UPDATE: Everything was not okay.

August 27, 2009

Fair Warning?

This popped up on the "Student Center" website recently. I understand where they're coming from, but the last sentence really gets me.


Important Student Fee Information

The CSU makes every effort to keep student costs to a minimum. Fees listed in published schedules or student accounts may need to be increased when public funding is inadequate. Therefore, CSU must reserve the right, even after initial fee payments are made, to increase or modify any listed fees, without notice, until the date when instruction for a particular semester or quarter has begun. All CSU listed fees should be regarded as estimates that are subject to change upon approval by The Board of Trustees.

August 13, 2009

In Absentia

It's difficult to appreciate something in its absence. Ironically enough, this also applies to the appreciation of the absence of something. Say an annoyance, or physical pain. It's easy to look forward to relief, and enjoy the relief as it comes, but once it is gone we quickly return to base levels of happiness. This is true for just about everything, but it seems to happen even faster with negative stimuli.
Specifically I am referring to the dormitory I was living in this summer. It was a pretty awful place, and I couldn't wait to leave. But I have to say that the pleasant, warm feeling I got from being away from that place was more intense while I was still there, merely anticipating it.

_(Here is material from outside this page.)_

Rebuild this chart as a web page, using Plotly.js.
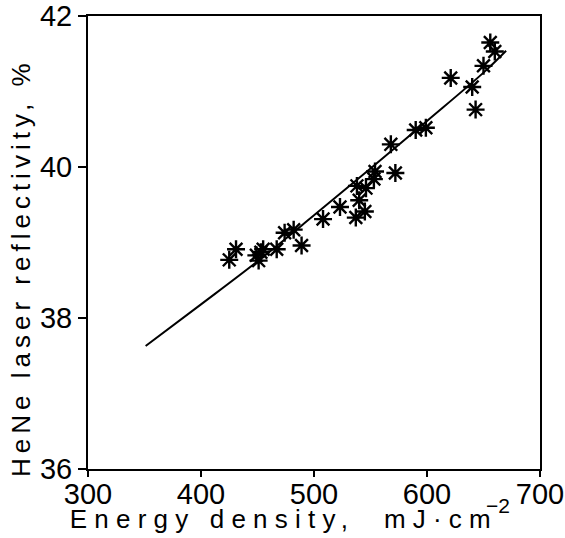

It was nice for the first hour or so, but a mere day or two after leaving, I find it difficult to enjoy the simple pleasures of quiet, companionship, and sanitation to the extent that I had expected. I'm not going to define myself by what I've left, but I would like it if I could remember it well enough to be thankful.

June 29, 2009

Relief

I finally got all my mouse buttons working in Linux. And no, I'm not going to bitch about how unhelpful Linux was this time... I'll leave that task to the simple fact that I've had this laptop for almost a full year now. Granted it mostly worked correctly, and the only thing I was missing specifically was that the back/forward buttons didn't work in Nautilus. But it's nice to have it working fully again, and even nicer that I found a comfortable solution.
It didn't take me long to abandon the "supported method", which is to install imwheel and edit the settings by scratching arcane figures into stone tablets. Fortunately I was quick to find an alternative called btnx, which has a (gasp!) graphical user interface. Although it's not exactly shiny, and it was probably just a lucky break that it supported my mouse, it was simple to use, fully-featured, and worked the very first second time. (It didn't say it had to run as superuser, and didn't warn me, either... it just failed when I tried to save the settings.) But the interface was nothing less than I expected--a straightforward "click the button you want to edit" process. One limitation I think it might have compared to imwheel (I haven't really searched for it, though) is the ability to have different settings for each program. Fortunately that's not one of the things I want to do right now, but hopefully it'll be supported in the future.

I wouldn't exactly call this a glowing recommendation ("Ubuntu: Its inadequacies aren't entirely unsurmountable!"), but it's the closest anything in Linux has come to "just working" in quite a while.